Rappelons-leur toutefois que lors de notre crise, de nombreux Chefs d’État ont défilé dans notre pays ou y ont dépêché des émissaires, rencontré toutes les parties, consulté tous les documents et ont conclu qu’effectivement le vainqueur était bien Alassane Ouattara. Gbagbo était le seul à penser qu’il pouvait avoir raison contre le monde entier.
Après qu’il a pris le contrôle de l’État, le Président élu de la Côte d’Ivoire a été aussi élu par ses pairs à la tête de la Cedeao. Ces derniers auraient-ils accepté de porter à la tête de leur organisation un imposteur imposé à son État par une force étrangère ? À l’évidence, l’objectif de ces personnes n’est pas de faire éclater une vérité, mais plutôt de jouer leur partition dans une stratégie de diabolisation du Président ivoirien et de la Côte d’Ivoire. Et les Ivoiriens, quelles que soient leurs opinions, devraient s’insurger contre ces méthodes mafieuses.
Notre pays vient de loin et nous avons payé très cher l’acharnement de Laurent Gbagbo à vouloir conserver coûte que coûte un pouvoir que nous lui avions refusé dans les urnes. Nous cherchons en ce moment à panser nos blessures. Alors, nous ne devrions plus accepter que des personnes cherchent à les rouvrir pour des raisons qui n’ont rien à voir avec les intérêts de notre pays.
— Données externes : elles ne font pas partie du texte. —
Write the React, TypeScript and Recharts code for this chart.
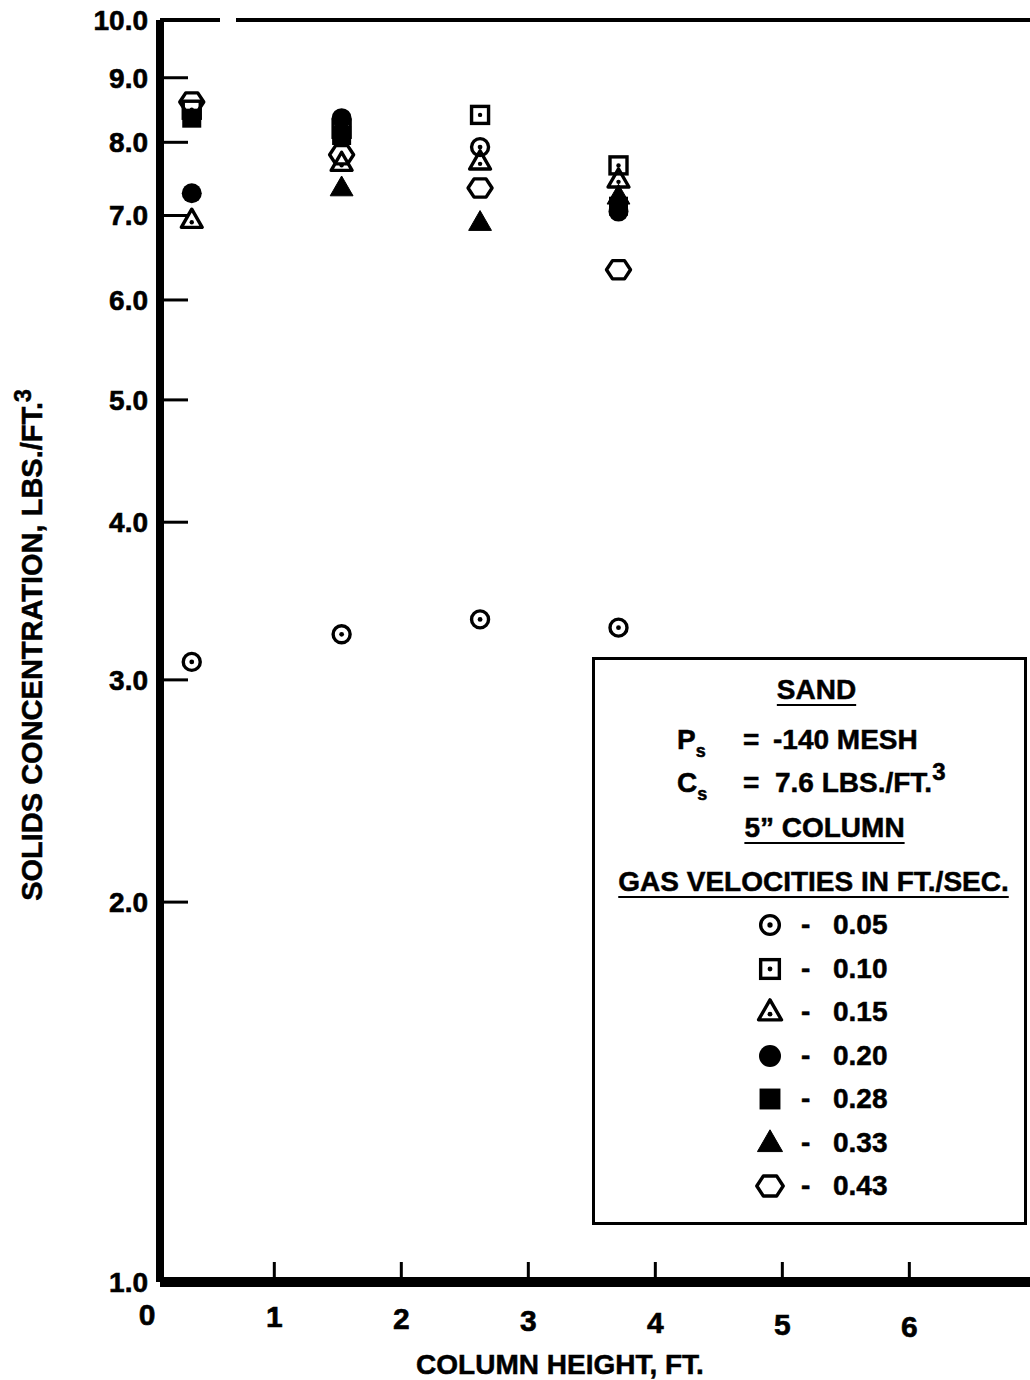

Si un groupuscule de partisans fanatiques de l’ancien Président et certains opposants, incapables de se projeter dans le futur, ont choisi de s’enfermer dans le passé, les Ivoiriens, dans leur large majorité, veulent se bâtir un avenir plus chatoyant. Même le Front populaire ivoirien (Fpi) de Laurent Gbagbo, avec à sa tête Affi N’Guessan, s’est inscrit dans cette dynamique. Il fait campagne pour convaincre les Ivoiriens qu’il est celui qui peut leur offrir cet avenir. Il n’est plus dans le débat puant et totalement inutile de savoir qui a gagné notre dernière élection. Ce qui l’intéresse, lui, aujourd’hui, c’est de gagner la prochaine élection. Pas la dernière. Nous ne devons pas laisser des personnes véreuses au passé trouble et militantes de partis racistes venir perturber notre processus démocratique.